All the data below goes into the copy word for word, but the pictures don't.

— START OF Given data —

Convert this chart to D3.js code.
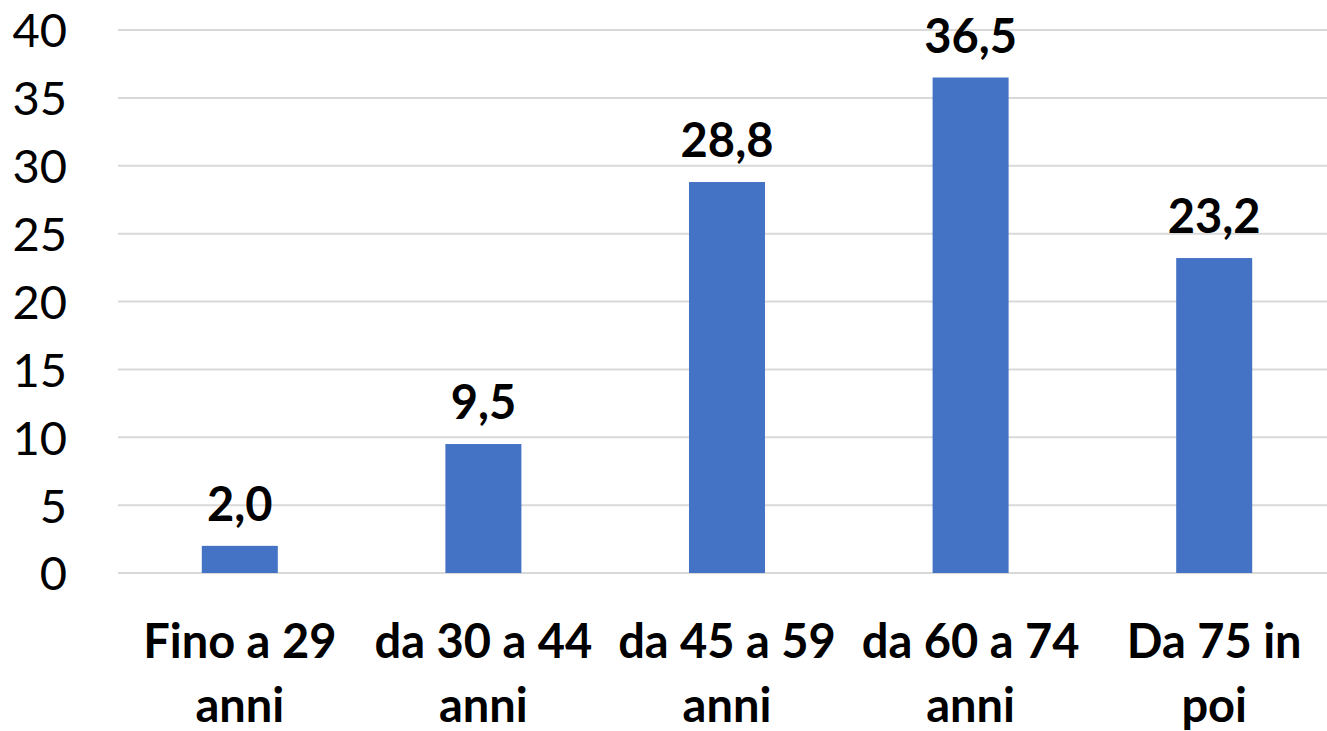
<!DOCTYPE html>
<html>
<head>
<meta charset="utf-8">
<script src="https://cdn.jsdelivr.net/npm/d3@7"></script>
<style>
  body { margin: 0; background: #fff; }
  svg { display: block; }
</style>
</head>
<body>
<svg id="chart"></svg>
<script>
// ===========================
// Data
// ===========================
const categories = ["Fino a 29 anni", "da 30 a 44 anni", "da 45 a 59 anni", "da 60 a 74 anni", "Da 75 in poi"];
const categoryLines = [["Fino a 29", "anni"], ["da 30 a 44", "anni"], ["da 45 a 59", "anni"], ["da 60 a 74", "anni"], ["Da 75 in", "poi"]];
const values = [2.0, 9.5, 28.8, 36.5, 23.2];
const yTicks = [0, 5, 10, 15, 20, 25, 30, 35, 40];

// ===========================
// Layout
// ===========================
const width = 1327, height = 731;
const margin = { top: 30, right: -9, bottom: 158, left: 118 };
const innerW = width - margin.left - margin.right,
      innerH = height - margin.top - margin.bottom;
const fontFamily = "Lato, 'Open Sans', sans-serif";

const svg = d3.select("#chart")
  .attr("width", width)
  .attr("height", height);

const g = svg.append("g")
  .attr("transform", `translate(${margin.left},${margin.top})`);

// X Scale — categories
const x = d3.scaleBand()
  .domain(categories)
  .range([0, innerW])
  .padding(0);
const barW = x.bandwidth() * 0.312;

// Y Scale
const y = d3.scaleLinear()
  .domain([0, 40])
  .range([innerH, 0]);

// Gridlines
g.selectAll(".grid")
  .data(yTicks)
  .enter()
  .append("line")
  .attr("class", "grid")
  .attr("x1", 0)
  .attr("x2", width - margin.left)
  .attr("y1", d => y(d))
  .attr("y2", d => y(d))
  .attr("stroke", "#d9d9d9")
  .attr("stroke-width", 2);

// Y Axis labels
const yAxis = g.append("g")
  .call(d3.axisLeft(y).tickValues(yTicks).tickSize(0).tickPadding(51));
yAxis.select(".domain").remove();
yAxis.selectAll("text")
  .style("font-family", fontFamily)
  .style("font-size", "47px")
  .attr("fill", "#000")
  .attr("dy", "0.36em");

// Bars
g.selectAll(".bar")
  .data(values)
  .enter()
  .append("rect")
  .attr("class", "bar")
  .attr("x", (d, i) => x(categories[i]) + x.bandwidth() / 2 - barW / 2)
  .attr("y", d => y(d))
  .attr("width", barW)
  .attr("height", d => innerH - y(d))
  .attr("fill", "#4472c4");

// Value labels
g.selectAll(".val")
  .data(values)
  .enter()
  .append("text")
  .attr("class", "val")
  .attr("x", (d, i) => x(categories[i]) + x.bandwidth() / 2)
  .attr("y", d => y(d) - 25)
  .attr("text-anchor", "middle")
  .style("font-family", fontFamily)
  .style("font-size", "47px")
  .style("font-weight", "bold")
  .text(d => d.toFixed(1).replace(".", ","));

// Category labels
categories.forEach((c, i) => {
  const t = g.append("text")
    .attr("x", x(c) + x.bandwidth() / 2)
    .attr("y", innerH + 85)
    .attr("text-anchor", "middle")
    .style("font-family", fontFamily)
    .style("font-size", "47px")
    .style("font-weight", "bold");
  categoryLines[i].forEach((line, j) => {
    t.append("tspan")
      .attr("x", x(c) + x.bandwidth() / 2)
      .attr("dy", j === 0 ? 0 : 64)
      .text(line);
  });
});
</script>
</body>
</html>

— END OF Given data —

Final result:
Convert this chart to D3.js code.
<!DOCTYPE html>
<html>
<head>
<meta charset="utf-8">
<script src="https://cdn.jsdelivr.net/npm/d3@7"></script>
<style>
  body { margin: 0; background: #fff; }
  svg { display: block; }
</style>
</head>
<body>
<svg id="chart"></svg>
<script>
// ===========================
// Data
// ===========================
const categories = ["Fino a 29 anni", "da 30 a 44 anni", "da 45 a 59 anni", "da 60 a 74 anni", "Da 75 in poi"];
const categoryLines = [["Fino a 29", "anni"], ["da 30 a 44", "anni"], ["da 45 a 59", "anni"], ["da 60 a 74", "anni"], ["Da 75 in", "poi"]];
const values = [2.0, 9.5, 28.8, 36.5, 23.2];
const yTicks = [0, 5, 10, 15, 20, 25, 30, 35, 40];

// ===========================
// Layout
// ===========================
const width = 1327, height = 731;
const margin = { top: 30, right: -9, bottom: 158, left: 118 };
const innerW = width - margin.left - margin.right,
      innerH = height - margin.top - margin.bottom;
const fontFamily = "Lato, 'Open Sans', sans-serif";

const svg = d3.select("#chart")
  .attr("width", width)
  .attr("height", height);

const g = svg.append("g")
  .attr("transform", `translate(${margin.left},${margin.top})`);

// X Scale — categories
const x = d3.scaleBand()
  .domain(categories)
  .range([0, innerW])
  .padding(0);
const barW = x.bandwidth() * 0.312;

// Y Scale
const y = d3.scaleLinear()
  .domain([0, 40])
  .range([innerH, 0]);

// Gridlines
g.selectAll(".grid")
  .data(yTicks)
  .enter()
  .append("line")
  .attr("class", "grid")
  .attr("x1", 0)
  .attr("x2", width - margin.left)
  .attr("y1", d => y(d))
  .attr("y2", d => y(d))
  .attr("stroke", "#d9d9d9")
  .attr("stroke-width", 2);

// Y Axis labels
const yAxis = g.append("g")
  .call(d3.axisLeft(y).tickValues(yTicks).tickSize(0).tickPadding(51));
yAxis.select(".domain").remove();
yAxis.selectAll("text")
  .style("font-family", fontFamily)
  .style("font-size", "47px")
  .attr("fill", "#000")
  .attr("dy", "0.36em");

// Bars
g.selectAll(".bar")
  .data(values)
  .enter()
  .append("rect")
  .attr("class", "bar")
  .attr("x", (d, i) => x(categories[i]) + x.bandwidth() / 2 - barW / 2)
  .attr("y", d => y(d))
  .attr("width", barW)
  .attr("height", d => innerH - y(d))
  .attr("fill", "#4472c4");

// Value labels
g.selectAll(".val")
  .data(values)
  .enter()
  .append("text")
  .attr("class", "val")
  .attr("x", (d, i) => x(categories[i]) + x.bandwidth() / 2)
  .attr("y", d => y(d) - 25)
  .attr("text-anchor", "middle")
  .style("font-family", fontFamily)
  .style("font-size", "47px")
  .style("font-weight", "bold")
  .text(d => d.toFixed(1).replace(".", ","));

// Category labels
categories.forEach((c, i) => {
  const t = g.append("text")
    .attr("x", x(c) + x.bandwidth() / 2)
    .attr("y", innerH + 85)
    .attr("text-anchor", "middle")
    .style("font-family", fontFamily)
    .style("font-size", "47px")
    .style("font-weight", "bold");
  categoryLines[i].forEach((line, j) => {
    t.append("tspan")
      .attr("x", x(c) + x.bandwidth() / 2)
      .attr("dy", j === 0 ? 0 : 64)
      .text(line);
  });
});
</script>
</body>
</html>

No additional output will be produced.